"I wouldn't want to intrude at a time like this."
These are delicate words, thoughtfully spoken. Even Miss Manners has been surprised to find that on occasion their effect can be to inflict pain on people who are already suffering.
When someone is dying or dead, the immediate relatives herd together for a hospital vigil or to attend to the business connected with bereavement. It is those in the next tier -- more distant relatives and close friends -- who are apt to imagine that their presence at such times would be an intrusion. This may lead them to keep their distance until there is a public opportunity, such as the funeral, for participation.
Notice that Miss Manners is not discussing people who shirk unpleasant social duty. Those who fail to telephone and offer help, to pay condolence visits and to write letters of sympathy do not need to be warned about misplaced politeness. They need to be told to stop rationalizing that the deceased would have been, above all, anxious that his or her demise not inconvenience the living.
Is it their own fondest hope that they will be able to disappear from the face of the earth without anyone's suffering an emotion strong enough to warrant a change of plans?
But Miss Manners is aware that even those who place other people's anguish above their own whims are subject to relief at feeling that anything beyond the formal duties would be an intrusion. "Surely the family would want to be left alone at a time like this," they reason, being at a loss to imagine what they could possibly say, anyway.
Everyone, Miss Manners wants to point out, is plagued by feeling that words are inadequate on such occasions. And indeed they are. But they are infinitely better than silence. Therefore, the polite thing to do when tragedy strikes nearby is to call, offering sympathy and help. And the polite thing to say is "I'm so terribly sorry."
The bereaved who genuinely do not feel up to seeing anyone, or who are too busy, can ask the first such caller to help by taking over the telephone, thanking subsequent callers but telling them convincingly to stay away for the moment.
But there is much else that sympathizers can do. When the lives of anxious families are disrupted, their needs for food and rest remain, although they have difficulty meeting them. Their employers and friends need to be informed what has happened to them.
This is where sympathizers can help. They can run errands for families stranded in hospital corridors, bringing them food and blankets, making their telephone calls -- and discreetly withdrawing when a medical conference is held or a sickroom visit permitted. They can take care of children and attend to other responsibilities that have had to be put on hold for the emergency.
Families that have just been bereaved also need those attentions, plus help in notifying the world about the death and dealing with funeral arrangements. Gathering information for the obituary from the immediate survivors can be comforting for them, as well as useful. It gives the mourners a chance to focus on the life of the departed, rather than on themselves.
This is because what the bereaved need most is the sense that others, as well as themselves, are affected by the loss. People who keep a discreet distance are unwittingly contributing to the feelings of emotional and social isolation, suggesting that the life in danger or lost is not of much importance to an indifferent world.

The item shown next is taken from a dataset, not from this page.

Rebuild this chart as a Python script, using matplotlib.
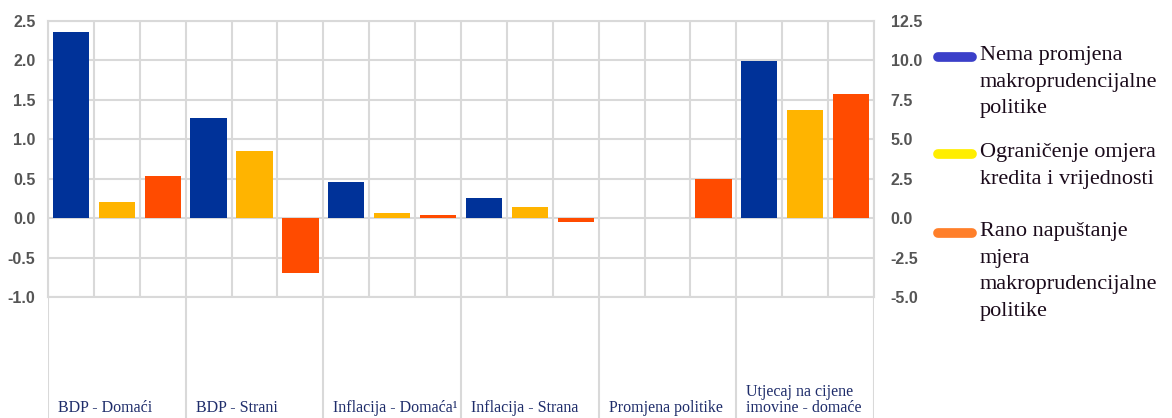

Offering to keep the family company means showing them that the loss matters to others, and giving them a chance to discuss what that life has meant. There is a great need to relate anecdotes then about that person. It demonstrates that he or she was unique and left an impact on the world. Participating in that discussion, or just being an audience for it, is a contribution sympathizers can make.
It is far better than offering emotional advice. Miss Manners warns that the modern fashion of focusing sympathy on the feelings of the sufferers, rather than upon the cause of those feelings, can be annoying.
People who have lost someone they love do not need to be told that their feelings are normal -- they need to be told that their feelings are shared.
I have written a letter to an association that is dedicated to giving assertiveness lessons. Giving up on "Dear Ladies" and "Mesdames," and unable to pluralize "Ms.," I called a friend for help.
The letter has been sent off following her instructions, without salutation or closing. There must be a salutation for feminist organizations that is the unabbreviated form of "Ms." Several women suggested "Dear Sirs."
Miss Manners is shocked. But she is hardly less shocked at your disdain for the proper forms, "Ladies" and "Mesdames." She considers it a violation of female self-respect to denigrate terms associated with women and advocate the use of those associated with men. Surely this is the very opposite of feminism.
Miss Manners also finds offensive any suggestion that feminism requires stripping life of its little courtesies. A letter without a salutation is too curt for her taste.
Like "Miss" and "Mrs.," "Ms." is derived from the older and once respectable all-purpose female title, "Mistress." However, she does not recommend addressing respectable people as "Mistresses" nowadays. "Mesdames" or "Ladies" will do just fine.